Carnival of souls: Fan entitlement, Holy Terror, Supergods, more

* I posted Tom Brevoort’s comments on fan entitlement on Robot 6, and to my surprise, the ensuing comment thread largely cosigned his statement, as well as similar recent sentiments from Grant Morrison and Bryan Lee O’Malley. I thought about all this stuff today while flipping through Morgan Spurlock and Alba Tull’s surprisingly delightful photo book Comic-Con Episode IV: A Fan’s Hope. The vision of Comic-Con and nerd culture presented in that book is, I’m sure, baffling or even troubling to some comics readers — cosplay, not comics, is its centerpiece; at a glance I’d guess Hollywood personages outnumber comics creators and publishers; and Tull’s portraits of Moto Hagio share a page with her pictures of Gareb Shamus. That said, it’s a picture of Nerd Triumphalism that is, in fact, triumphant. It’s not a bunch of angry, snarky naysayers insulting people and poo-pooing books and movies that haven’t even come out yet — it’s a vibrant, diverse (lots of women, lots of non-white people, lots of kids, even people in wheelchairs) selection of weirdoes, geeks, and creative types, coming together because they’re all excited about the stuff they love. If the people-power aspect of Comic-Con were the public face of nerddom all year round, nerddom would be a lot easier to support, and the crasser, more exploitative mass-marketing aspects of the show would be easier to ignore.

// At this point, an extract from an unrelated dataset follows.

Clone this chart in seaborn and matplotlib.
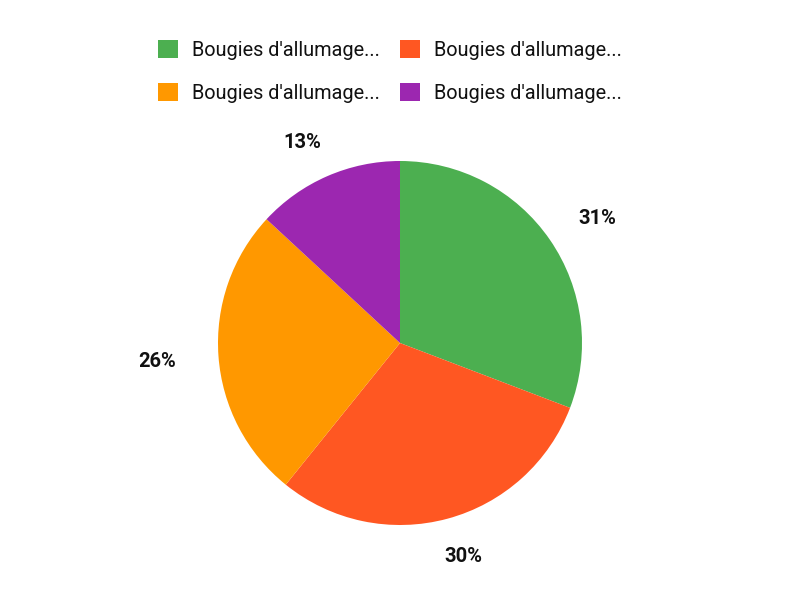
import numpy as np
import matplotlib
matplotlib.use('Agg')
import matplotlib.pyplot as plt
import seaborn as sns

sns.set_theme(style='white')
plt.rcParams['font.family'] = ['Roboto', 'DejaVu Sans']

# data
labels = ["Bougies d'allumage...", "Bougies d'allumage...",
          "Bougies d'allumage...", "Bougies d'allumage..."]
shares = [30.8, 30.0, 26.1, 13.1]
colors = ['#4CAF50', '#FF5722', '#FF9800', '#9C27B0']

fig = plt.figure(figsize=(8, 6), dpi=100)
fig.patch.set_facecolor('white')

# pie centred at (400, 343) px with radius ~182 px
r = 182
ax = fig.add_axes([(400 - r) / 800, (600 - 343 - r) / 600, 2 * r / 800, 2 * r / 600])
wedges, texts, autotexts = ax.pie(
    shares, colors=colors, startangle=90, counterclock=False,
    autopct='%1.0f%%', pctdistance=1.27, radius=1,
    wedgeprops={'linewidth': 0},
    textprops={'fontsize': 14.5, 'fontweight': 'bold', 'color': '#111111'})
ax.set_xlim(-1, 1)
ax.set_ylim(-1, 1)
ax.set_aspect('equal')

# outside labels: per-slice distance and small angular nudge (deg)
label_dist = [1.287, 1.212, 1.337, 1.234]
label_nudge = [-2.0, 1.5, -0.3, 2.3]
for w, t, d, n in zip(wedges, autotexts, label_dist, label_nudge):
    mid = np.deg2rad((w.theta1 + w.theta2) / 2 + n)
    t.set_position((d * np.cos(mid), d * np.sin(mid) - 0.01))

# legend order: row-wise green, red / orange, purple
leg = fig.legend([wedges[i] for i in [0, 2, 1, 3]],
                 [labels[i] for i in [0, 2, 1, 3]],
                 loc='center', bbox_to_anchor=(390 / 800, 1 - 71.5 / 600),
                 ncol=2, frameon=False, fontsize=14.3,
                 handlelength=1.0, handleheight=1.0, handletextpad=0.7,
                 columnspacing=1.0, labelspacing=1.2)
for t in leg.get_texts():
    t.set_color('#111111')

fig.savefig('out.png', dpi=100, facecolor='white')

* Frank Miller talks Holy Terror in long-war terms I now find as dispiriting as his increasingly untethered cartooning is invigorating.

* Paul Gravett reviews Grant Morrison’s Supergods, with a focus on whether Morrison’s love of the superhero concept has caused him to undervalue the regular humans responsible for it. (Via Tim Hodler.)

* Dan Conner and Omar are joining the cast of Community. My goodness!

* Wow, Colleen Doran’s concept art for a Wonder Woman costume redesign is lovely.

* “Turtle City” is a deeply cool commission by Theo Ellsworth.

* This assembly of 80 different fan covers of “Black Dog” by Led Zeppelin is almost moving in how well it conveys the simultaneous playfulness and brute force of that almighty riff. (Via Whitney Matheson.)